Despite federal protections, a 2011 Montana law states that “a person may not kill or attempt to kill a grizzly bear unless the grizzly bear is in the act of attacking or killing livestock.”
After delisting, trophy hunting could also occur, but state officials stress that it would be extremely restricted. Yearly hunts could only take place if mortality targets were not exceeded, and the quota would be split between hunters from Montana, Idaho and Wyoming.
Drawing on these statutes and recent studies — including findings that about half of all grizzly deaths result from human conflict — the Center’s lawsuit over the Yellowstone bears argues that “there is an unacceptable risk that the bear population will decline below recovery goals soon after delisting.”

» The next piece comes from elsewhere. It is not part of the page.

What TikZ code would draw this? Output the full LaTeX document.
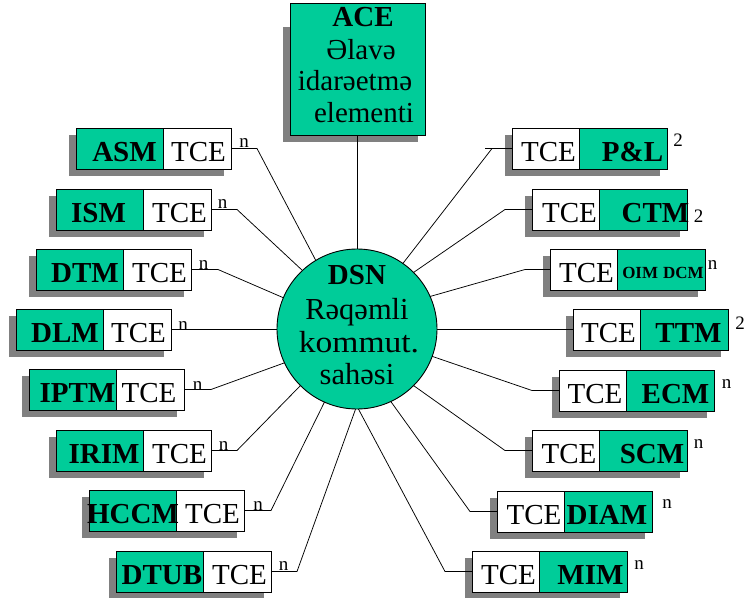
\documentclass[tikz,border=0pt]{standalone}
\usepackage{fontspec}
\setmainfont{Liberation Serif}
\definecolor{panelgreen}{RGB}{0,204,153}
\definecolor{shadowgray}{RGB}{128,128,128}

\tikzset{
  boxline/.style={draw=black, line width=0.9pt, inner sep=0pt, outer sep=0pt},
  dropshadow/.style={fill=shadowgray, draw=none},
  greenpart/.style={boxline, fill=panelgreen, minimum width=87pt, minimum height=41pt},
  whitepart/.style={boxline, fill=white, minimum width=68pt, minimum height=41pt},
  rwhitepart/.style={boxline, fill=white, minimum width=67pt, minimum height=41pt},
  rgreenpart/.style={boxline, fill=panelgreen, minimum width=88pt, minimum height=41pt},
  lbl/.style={font=\fontsize{29}{31}\selectfont\bfseries, anchor=base, inner sep=0pt},
  tcetext/.style={font=\fontsize{29}{31}\selectfont, anchor=base, inner sep=0pt},
  multtext/.style={font=\fontsize{19}{20}\selectfont, anchor=base, inner sep=0pt},
  bigtext/.style={font=\fontsize{29}{31}\selectfont, anchor=base, inner sep=0pt},
  circtext/.style={font=\fontsize{30.5}{33}\selectfont, anchor=base, inner sep=0pt},
  wire/.style={draw=black, line width=0.75pt},
}

% unit with the module on the left and TCE on the right
% #1 name, #2 left x, #3 top y, #4 label, #5 label centre x, #6 TCE centre x,
% #7 multiplicity, #8/#9 its position
\newcommand\leftunit[9]{%
  \path[dropshadow] ({#2-7},{#3+7}) rectangle ({#2+148},{#3+48});
  \node[greenpart, anchor=north west] (#1g) at (#2,#3) {};
  \node[whitepart, anchor=north west] (#1w) at ({#2+87},#3) {};
  \node[lbl] (#1l) at (#5,{#3+33.5}) {#4};
  \node[tcetext] (#1t) at (#6,{#3+33.5}) {TCE};
  \node[multtext] (#1m) at (#8,#9) {#7};
}
% unit with TCE on the left and the module on the right
\newcommand\rightunit[9]{%
  \path[dropshadow] ({#2-7},{#3+7}) rectangle ({#2+148},{#3+48});
  \node[rwhitepart, anchor=north west] (#1w) at (#2,#3) {};
  \node[rgreenpart, anchor=north west] (#1g) at ({#2+67},#3) {};
  \node[lbl] (#1l) at (#5,{#3+33.5}) {#4};
  \node[tcetext] (#1t) at (#6,{#3+33.5}) {TCE};
  \node[multtext] (#1m) at (#8,#9) {#7};
}

\begin{document}
\begin{tikzpicture}[x=1pt,y=-1pt]
\useasboundingbox (0,0) rectangle (744,597);
\fill[white] (0,0) rectangle (744,597);

% auxiliary control element
\path[dropshadow] (283,27) rectangle (418,142);
\node[boxline, fill=panelgreen, minimum width=135pt, minimum height=132pt, anchor=north west] (ace) at (290,3) {};
\node[lbl] (ace1) at (363,27) {ACE};
\node[bigtext] (ace2) at (361,59) {Əlavə};
\node[bigtext] (ace3) at (355,90) {idarəetmə};
\node[bigtext] (ace4) at (364,122) {elementi};

% digital switching network
\node[circle, draw=black, line width=0.9pt, fill=panelgreen, minimum size=160pt, inner sep=0pt, outer sep=0pt] (dsn) at (357,329) {};
\node[lbl] (dsn1) at (357,284) {DSN};
\node[circtext] (dsn2) at (357,319) {Rəqəmli};
\node[circtext] (dsn3) at (359,352) {\scalebox{1.1}[1]{kommut.}};
\node[circtext] (dsn4) at (357,384) {sahəsi};

\draw[wire] (ace.south) -- (ace.south |- dsn.north);

% left column
\leftunit{asm}{76}{128}{ASM}{124.5}{198.5}{n}{244}{147}
\leftunit{ism}{56}{189}{ISM}{98.5}{179.5}{n}{222.5}{208}
\leftunit{dtm}{36}{249}{DTM}{85}{159.5}{n}{203.5}{269}
\leftunit{dlm}{16}{309}{DLM}{65}{138.5}{n}{183}{330}
\leftunit{iptm}{29}{369}{IPTM}{77.5}{149}{n}{197.5}{390}
\leftunit{irim}{56}{430}{IRIM}{104}{179.5}{n}{223.5}{450}
\leftunit{hccm}{89}{490}{HCCM}{133}{212.5}{n}{258}{510}
\leftunit{dtub}{116}{551}{DTUB}{162}{239.5}{n}{283.5}{570}

% right column
\rightunit{pl}{512}{128}{P\&L}{632.5}{548.5}{2}{678}{146}
\rightunit{ctm}{532}{189}{CTM}{655.5}{569.5}{2}{698.5}{222}
\rightunit{oim}{550}{249}{\raisebox{4.5pt}{\fontsize{17}{18}\selectfont OIM\hspace{5pt}DCM}}{663}{586.5}{n}{712.5}{269}
\rightunit{ttm}{573}{309}{TTM}{688.5}{608.5}{2}{740}{329}
\rightunit{ecm}{559}{370}{ECM}{675.5}{595}{n}{726.5}{388}
\rightunit{scm}{532}{430}{SCM}{652}{569}{n}{698.5}{448}
\rightunit{diam}{497}{491}{DIAM}{607}{534}{n}{667}{508}
\rightunit{mim}{472}{551}{MIM}{590.5}{508.5}{n}{639}{569}

% connections to the switching network
\draw[wire] (asmw.east) -- ++(26,0) -- (dsn.121);
\draw[wire] (ismw.east) -- ++(26,0) -- (dsn.133.5);
\draw[wire] (dtmw.east) -- ++(27,0) -- (dsn.157);
\draw[wire] (dlmw.east) -- (dlmw.east -| dsn.west);
\draw[wire] (iptmw.east) -- ++(27,0) -- (dsn.205);
\draw[wire] (irimw.east) -- ++(26,0) -- (dsn.225.5);
\draw[wire] (hccmw.east) -- ++(27,0) -- (dsn.246);
\draw[wire] (dtubw.east) -- ++(26,0) -- (dsn.269.5);

\draw[wire] (plw.west) -- ++(-27,0) ++(7,0) -- (dsn.55);
\draw[wire] (ctmw.west) -- ++(-27,0) -- (dsn.45);
\draw[wire] (oimw.west) -- ++(-25,0) -- (dsn.24);
\draw[wire] (ttmw.west) -- (ttmw.west -| dsn.east);
\draw[wire] (ecmw.west) -- ++(-27,0) -- (dsn.340);
\draw[wire] (scmw.west) -- ++(-27,0) -- (dsn.315);
\draw[wire] (diamw.west) -- ++(-27,0) -- (dsn.295);
\draw[wire] (mimw.west) -- ++(-27,0) -- (dsn.271);
\end{tikzpicture}
\end{document}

Do the Flathead Valley’s resident bears face that risk?
“I think we would be facing the same problems with delisting grizzly bears in the Northern Continental Divide Ecosystem” as with Yellowstone, Santarsiere told the Daily Inter Lake.
But a few factors separate the two groups. A decline in whitebark pine may have driven Yellowstone’s bears to seek other food sources, including livestock. But Graves said that “we don’t have one food that’s as dominant across the entire system, and we don’t have a food that’s as clearly in decline out here.”
And so far, humans and bears here have lived in relative peace. Tim Manley, who has helped manage the area’s grizzly bears for Montana Fish, Wildlife and Parks since 1993, says conflicts go “up and down.”
Most of the problems he deals with — grizzlies “getting into garbage, birdseed, maybe killing chickens” — are low-carnage. Lethal force, he emphasizes, is a “last resort.”
And the Endangered Species Act hasn’t kept him from removing bears. He says consultation with Fish and Wildlife Service is “very quick. Basically it’s a matter of a phone call...I can’t think of any situation where they didn’t agree with our recommendation.”
Recent years’ mortality numbers have hovered in the 20s and 30s. From 2004 to 2014, Fish, Wildlife and Parks estimates that the bear population grew at an annual rate of 2.3 percent.
The study now being prepared in the USGS’s small West Glacier station will update knowledge of these animals and be taken into account as the Fish and Wildlife Service weighs delisting.
This process, and its legal and political spats, adds another layer of complexity to an already-intricate ecosystem.
“The population can grow when you don’t kill animals, it can grow through high reproduction, so that’s tied to food resources,” Graves explains. “There’s a lot of different pieces.”